# EXCERPTED RECORDS
====
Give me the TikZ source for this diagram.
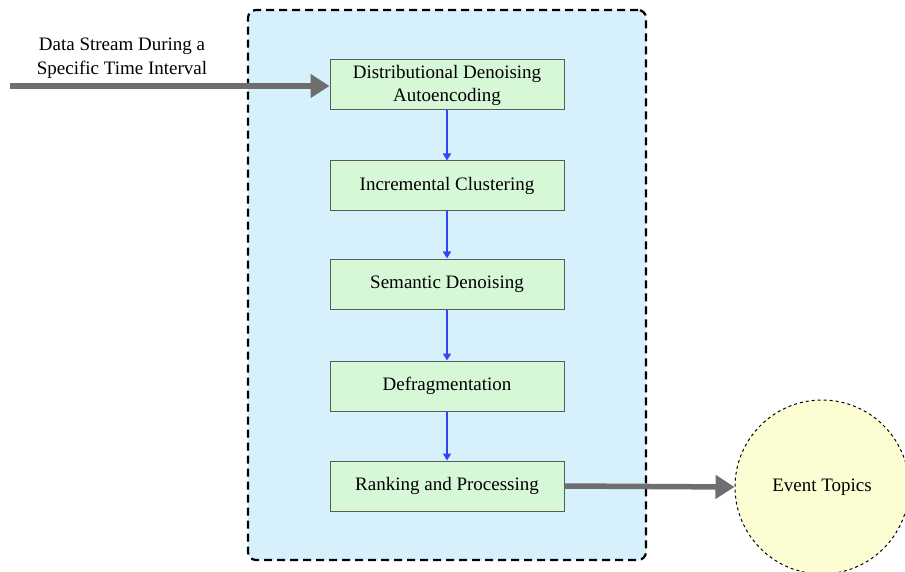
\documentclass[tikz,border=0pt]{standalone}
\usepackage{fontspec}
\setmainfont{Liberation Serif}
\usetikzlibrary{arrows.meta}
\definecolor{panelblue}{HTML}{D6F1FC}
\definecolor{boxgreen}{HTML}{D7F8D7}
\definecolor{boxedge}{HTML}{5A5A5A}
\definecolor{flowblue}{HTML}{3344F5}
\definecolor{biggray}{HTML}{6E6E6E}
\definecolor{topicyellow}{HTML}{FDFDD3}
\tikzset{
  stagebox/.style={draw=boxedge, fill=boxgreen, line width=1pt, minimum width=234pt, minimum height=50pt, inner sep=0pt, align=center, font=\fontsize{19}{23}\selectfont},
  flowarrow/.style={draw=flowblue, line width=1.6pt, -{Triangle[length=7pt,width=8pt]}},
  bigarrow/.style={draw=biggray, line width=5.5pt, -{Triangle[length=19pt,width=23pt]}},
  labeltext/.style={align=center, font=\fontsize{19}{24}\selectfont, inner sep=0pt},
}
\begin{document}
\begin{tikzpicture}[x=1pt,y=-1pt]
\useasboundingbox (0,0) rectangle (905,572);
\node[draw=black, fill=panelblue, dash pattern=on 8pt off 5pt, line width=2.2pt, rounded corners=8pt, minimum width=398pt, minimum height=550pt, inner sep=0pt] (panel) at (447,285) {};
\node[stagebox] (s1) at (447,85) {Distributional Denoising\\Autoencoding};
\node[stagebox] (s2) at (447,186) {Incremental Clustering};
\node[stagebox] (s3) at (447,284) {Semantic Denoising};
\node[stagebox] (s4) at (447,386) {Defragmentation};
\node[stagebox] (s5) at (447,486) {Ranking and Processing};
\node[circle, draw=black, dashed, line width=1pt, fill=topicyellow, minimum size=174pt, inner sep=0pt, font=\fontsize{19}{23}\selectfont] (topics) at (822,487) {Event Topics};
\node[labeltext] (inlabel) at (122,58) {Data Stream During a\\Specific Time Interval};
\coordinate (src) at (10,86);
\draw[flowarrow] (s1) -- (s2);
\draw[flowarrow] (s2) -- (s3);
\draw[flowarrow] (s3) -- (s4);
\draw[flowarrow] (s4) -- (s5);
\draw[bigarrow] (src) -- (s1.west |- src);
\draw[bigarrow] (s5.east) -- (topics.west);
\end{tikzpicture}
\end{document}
====
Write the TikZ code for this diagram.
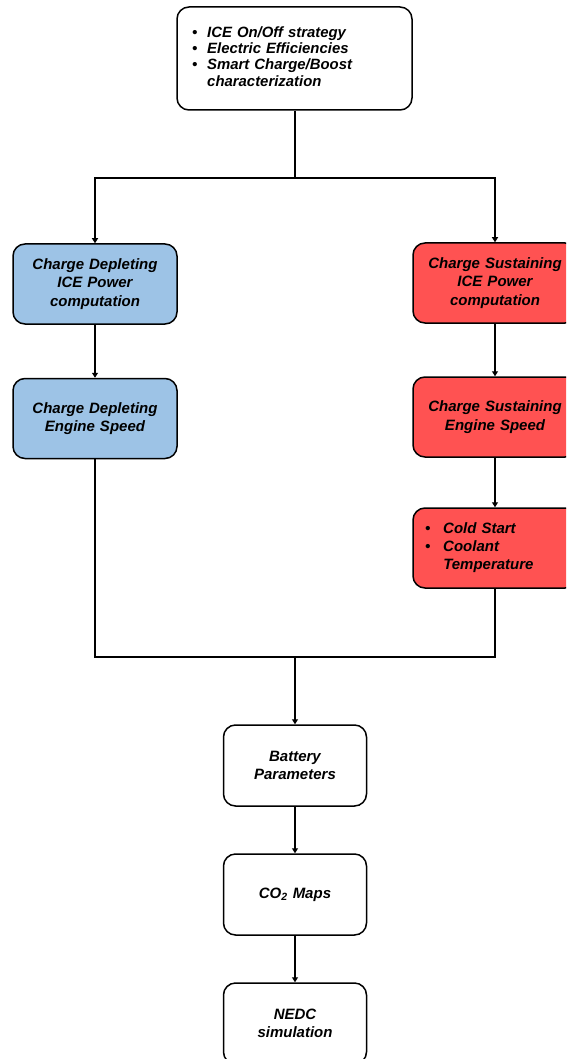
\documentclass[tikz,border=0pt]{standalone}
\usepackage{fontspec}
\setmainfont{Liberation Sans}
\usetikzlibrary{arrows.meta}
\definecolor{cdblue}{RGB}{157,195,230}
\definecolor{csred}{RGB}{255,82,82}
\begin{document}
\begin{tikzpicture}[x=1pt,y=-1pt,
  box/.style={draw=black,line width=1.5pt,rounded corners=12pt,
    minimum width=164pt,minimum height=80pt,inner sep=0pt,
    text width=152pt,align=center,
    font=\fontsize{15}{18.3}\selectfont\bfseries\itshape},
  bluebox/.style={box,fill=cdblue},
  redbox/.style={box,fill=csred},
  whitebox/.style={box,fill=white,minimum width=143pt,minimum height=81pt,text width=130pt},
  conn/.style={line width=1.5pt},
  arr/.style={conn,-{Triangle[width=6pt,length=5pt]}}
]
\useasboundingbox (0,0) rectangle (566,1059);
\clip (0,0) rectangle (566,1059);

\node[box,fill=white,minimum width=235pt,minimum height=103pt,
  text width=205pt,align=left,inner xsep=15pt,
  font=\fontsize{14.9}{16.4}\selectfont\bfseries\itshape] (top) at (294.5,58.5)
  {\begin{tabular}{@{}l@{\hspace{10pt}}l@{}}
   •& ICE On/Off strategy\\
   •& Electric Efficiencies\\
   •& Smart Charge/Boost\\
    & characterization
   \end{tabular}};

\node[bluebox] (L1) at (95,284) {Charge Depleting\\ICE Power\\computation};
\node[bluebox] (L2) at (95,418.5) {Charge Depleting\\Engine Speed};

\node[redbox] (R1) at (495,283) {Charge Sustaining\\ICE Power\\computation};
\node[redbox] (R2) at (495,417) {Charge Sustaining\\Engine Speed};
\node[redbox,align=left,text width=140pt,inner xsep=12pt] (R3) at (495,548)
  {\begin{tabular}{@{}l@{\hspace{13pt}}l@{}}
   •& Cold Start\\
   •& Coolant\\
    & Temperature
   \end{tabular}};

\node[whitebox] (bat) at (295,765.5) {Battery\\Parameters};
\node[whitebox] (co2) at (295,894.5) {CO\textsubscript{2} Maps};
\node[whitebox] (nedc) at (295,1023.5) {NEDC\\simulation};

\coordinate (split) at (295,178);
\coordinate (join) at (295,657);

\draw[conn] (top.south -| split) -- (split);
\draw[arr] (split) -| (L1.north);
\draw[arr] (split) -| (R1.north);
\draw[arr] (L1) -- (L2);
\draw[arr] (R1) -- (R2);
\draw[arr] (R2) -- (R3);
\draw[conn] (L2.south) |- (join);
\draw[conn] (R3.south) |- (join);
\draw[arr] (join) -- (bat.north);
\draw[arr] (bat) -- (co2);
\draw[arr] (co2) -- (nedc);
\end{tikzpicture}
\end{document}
====
# EXERCISE
Identify each line in the records above that contains the word "this", and copy it out in full.

# SOLVED PROBLEM
Give me the TikZ source for this diagram.
Write the TikZ code for this diagram.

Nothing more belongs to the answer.